Prepare Broccoli & Cauliflower

Add all the ingredients in a large stock pot, after the soup has simmered for a while with the beans, cabbage, celery, beef and the spices we turn off the heat under the pot. We then add the carrots, cauliflower, broccoli, and potatoes. Because the soup requires 90 minutes in the pressure canner at 10 pounds, raising the temperature to 240 degrees F we do not want to cook them any more than they will get in the pressure canner. If the pot is not full we may add some more potatoes or carrots to the pot.

We use a 2-cup measuring cup to fill the jars with the soup. We use a measuring cup with a handle that can hang on the inside of the pot. Fill the jar to a 1 inch headspace. Correct headspace is important in most all of canning. We use a towel to hold the hot jar and a funnel to fill it. Bernice gets to partly fill the first jar so Paul can take a picture then he does the rest of the filling. He froze his hands in the Korean War so it is easier for him to hold hot items. For the soup fill with vegetables to the 1 inch headspace and then add liquid to the 1 inch headspace. If at the end you run short of liquid just add hot water.

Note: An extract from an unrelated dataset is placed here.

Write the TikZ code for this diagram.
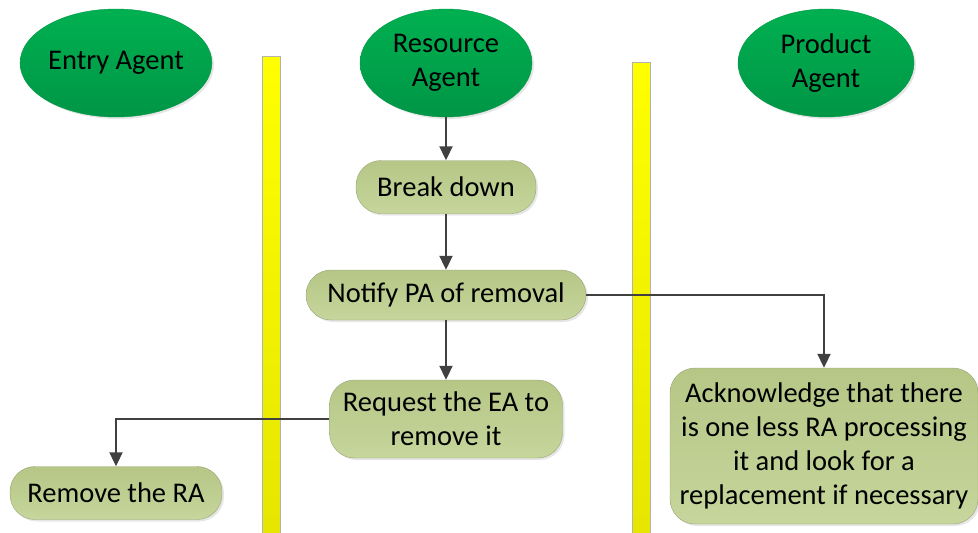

Having a clean rim is vital to get a good seal. You tighten the ring snugly and securely but don't apply all the force you can

Fill canner with jars, set lid and seal top of canner. Apply heat until steam comes out the vent in a steady stream. At that point put the weighted cap on. When the pressure reaches 10 pounds reduce heat to keep it at 10 pounds. For this soup give 75 minutes for pints and 90 minutes for quarts. If your altitude exceeds 1,000 feet you must adjust for that.